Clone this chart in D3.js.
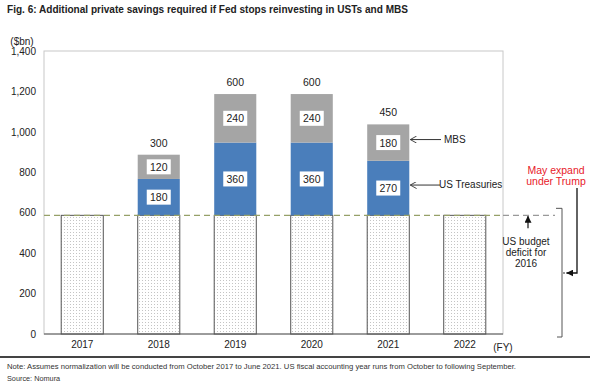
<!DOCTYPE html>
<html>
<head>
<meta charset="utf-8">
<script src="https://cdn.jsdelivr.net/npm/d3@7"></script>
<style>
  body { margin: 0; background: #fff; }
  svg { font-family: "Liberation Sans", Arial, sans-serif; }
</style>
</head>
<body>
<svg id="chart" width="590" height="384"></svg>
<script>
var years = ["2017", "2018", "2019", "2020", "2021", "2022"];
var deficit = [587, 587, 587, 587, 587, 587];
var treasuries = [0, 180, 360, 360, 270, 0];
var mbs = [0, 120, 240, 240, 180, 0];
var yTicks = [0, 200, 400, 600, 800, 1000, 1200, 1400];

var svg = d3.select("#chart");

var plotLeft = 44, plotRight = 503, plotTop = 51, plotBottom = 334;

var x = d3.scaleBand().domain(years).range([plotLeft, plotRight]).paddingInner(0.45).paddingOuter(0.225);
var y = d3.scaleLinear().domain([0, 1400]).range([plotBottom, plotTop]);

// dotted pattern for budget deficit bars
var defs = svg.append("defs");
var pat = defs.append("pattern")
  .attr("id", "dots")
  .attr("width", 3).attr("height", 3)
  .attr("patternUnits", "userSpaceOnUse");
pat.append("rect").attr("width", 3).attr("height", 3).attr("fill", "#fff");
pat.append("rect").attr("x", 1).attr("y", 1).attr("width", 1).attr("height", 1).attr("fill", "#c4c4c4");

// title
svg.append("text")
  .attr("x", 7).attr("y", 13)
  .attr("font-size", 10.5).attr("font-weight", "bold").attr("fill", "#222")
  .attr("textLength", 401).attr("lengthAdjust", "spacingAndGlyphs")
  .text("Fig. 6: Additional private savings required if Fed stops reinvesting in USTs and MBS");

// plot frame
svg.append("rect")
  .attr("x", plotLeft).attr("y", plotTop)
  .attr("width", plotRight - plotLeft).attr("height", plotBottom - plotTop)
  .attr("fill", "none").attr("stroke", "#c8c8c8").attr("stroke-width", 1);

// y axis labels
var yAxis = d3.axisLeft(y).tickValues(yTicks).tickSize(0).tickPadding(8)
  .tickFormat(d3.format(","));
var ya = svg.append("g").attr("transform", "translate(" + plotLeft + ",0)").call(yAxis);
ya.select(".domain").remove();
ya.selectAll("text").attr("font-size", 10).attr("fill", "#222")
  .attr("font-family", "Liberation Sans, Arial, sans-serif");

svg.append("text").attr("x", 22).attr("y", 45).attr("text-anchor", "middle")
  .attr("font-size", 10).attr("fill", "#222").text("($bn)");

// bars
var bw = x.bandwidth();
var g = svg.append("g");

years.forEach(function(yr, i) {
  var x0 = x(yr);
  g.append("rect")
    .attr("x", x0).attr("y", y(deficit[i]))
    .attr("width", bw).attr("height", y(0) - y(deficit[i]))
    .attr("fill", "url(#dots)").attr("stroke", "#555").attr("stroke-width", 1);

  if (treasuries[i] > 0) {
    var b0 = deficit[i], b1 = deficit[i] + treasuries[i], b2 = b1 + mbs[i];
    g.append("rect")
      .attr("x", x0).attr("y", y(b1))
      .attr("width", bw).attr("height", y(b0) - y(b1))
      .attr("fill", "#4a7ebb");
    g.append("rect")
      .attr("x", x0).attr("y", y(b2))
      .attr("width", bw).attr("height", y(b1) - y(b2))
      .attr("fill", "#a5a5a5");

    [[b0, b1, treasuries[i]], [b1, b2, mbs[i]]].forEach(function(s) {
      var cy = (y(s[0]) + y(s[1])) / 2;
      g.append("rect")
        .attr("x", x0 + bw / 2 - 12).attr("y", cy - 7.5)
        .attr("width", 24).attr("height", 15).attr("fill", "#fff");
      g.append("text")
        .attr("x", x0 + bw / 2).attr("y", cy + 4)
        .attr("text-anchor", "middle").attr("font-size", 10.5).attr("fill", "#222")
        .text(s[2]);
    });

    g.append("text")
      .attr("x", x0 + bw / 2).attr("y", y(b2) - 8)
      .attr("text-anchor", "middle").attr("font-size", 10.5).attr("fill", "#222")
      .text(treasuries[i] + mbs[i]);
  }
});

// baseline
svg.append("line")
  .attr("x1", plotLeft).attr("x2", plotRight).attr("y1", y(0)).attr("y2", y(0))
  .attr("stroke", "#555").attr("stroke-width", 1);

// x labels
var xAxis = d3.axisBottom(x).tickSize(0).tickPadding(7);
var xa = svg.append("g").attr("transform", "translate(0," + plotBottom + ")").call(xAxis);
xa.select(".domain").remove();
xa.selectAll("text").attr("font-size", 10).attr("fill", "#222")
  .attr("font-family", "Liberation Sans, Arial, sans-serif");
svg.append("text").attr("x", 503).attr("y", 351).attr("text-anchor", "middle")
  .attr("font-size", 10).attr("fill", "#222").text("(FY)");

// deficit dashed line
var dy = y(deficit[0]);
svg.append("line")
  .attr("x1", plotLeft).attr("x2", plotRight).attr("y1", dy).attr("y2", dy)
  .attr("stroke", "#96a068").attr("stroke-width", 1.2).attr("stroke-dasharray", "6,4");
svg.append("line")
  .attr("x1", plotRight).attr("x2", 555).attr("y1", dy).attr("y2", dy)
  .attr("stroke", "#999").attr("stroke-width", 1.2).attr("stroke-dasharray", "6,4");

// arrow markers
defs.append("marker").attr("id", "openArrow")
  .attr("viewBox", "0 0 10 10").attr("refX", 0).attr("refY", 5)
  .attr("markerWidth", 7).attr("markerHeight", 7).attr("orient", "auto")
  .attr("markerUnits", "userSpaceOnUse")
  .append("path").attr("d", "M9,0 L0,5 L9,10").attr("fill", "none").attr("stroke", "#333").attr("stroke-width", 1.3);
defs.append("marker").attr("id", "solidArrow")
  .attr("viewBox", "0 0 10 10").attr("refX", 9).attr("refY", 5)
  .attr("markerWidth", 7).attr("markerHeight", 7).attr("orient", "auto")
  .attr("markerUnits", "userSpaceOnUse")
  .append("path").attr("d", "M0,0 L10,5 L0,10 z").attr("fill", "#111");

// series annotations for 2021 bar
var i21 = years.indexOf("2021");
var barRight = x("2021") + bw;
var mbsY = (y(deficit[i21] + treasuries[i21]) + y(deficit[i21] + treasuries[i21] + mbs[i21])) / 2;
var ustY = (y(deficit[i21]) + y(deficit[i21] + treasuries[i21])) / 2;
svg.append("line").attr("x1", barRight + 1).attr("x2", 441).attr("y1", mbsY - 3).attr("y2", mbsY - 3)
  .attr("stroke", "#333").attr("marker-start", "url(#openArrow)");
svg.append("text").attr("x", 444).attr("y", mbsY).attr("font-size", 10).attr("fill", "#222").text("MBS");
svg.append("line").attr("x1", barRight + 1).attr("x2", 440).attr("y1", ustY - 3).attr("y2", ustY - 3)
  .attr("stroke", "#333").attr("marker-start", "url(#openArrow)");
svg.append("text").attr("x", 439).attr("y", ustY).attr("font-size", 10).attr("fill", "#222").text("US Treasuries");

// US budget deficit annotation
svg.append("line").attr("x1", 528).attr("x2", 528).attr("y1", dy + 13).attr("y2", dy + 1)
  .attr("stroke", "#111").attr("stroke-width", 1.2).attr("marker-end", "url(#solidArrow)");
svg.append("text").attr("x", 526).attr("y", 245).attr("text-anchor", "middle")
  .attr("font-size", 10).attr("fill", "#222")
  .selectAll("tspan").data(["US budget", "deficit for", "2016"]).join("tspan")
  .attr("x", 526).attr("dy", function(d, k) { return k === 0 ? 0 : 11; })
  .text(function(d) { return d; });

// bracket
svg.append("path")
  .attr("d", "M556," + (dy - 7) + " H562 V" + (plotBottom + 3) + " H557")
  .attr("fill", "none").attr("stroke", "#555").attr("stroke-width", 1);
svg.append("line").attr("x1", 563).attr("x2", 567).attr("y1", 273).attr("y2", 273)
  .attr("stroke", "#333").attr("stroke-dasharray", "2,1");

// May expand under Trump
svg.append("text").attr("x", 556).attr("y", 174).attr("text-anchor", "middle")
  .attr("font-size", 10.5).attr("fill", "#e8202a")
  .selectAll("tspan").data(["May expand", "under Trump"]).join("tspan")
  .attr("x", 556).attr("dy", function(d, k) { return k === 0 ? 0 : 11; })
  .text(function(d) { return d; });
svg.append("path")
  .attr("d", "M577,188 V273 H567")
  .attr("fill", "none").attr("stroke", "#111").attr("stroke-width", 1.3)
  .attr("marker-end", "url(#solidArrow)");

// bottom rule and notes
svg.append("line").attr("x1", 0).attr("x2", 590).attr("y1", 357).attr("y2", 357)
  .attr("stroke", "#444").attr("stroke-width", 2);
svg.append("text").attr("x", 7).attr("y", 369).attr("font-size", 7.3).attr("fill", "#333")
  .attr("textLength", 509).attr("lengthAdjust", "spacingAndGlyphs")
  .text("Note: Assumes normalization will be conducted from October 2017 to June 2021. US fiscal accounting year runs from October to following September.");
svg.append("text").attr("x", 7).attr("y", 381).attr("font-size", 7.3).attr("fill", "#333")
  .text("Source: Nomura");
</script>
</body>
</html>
━━━
Check each line above for the string "chart", then copy the ones that have it.

▶ _RESULT OF THE EXERCISE_:
Clone this chart in D3.js.
<svg id="chart" width="590" height="384"></svg>
var svg = d3.select("#chart");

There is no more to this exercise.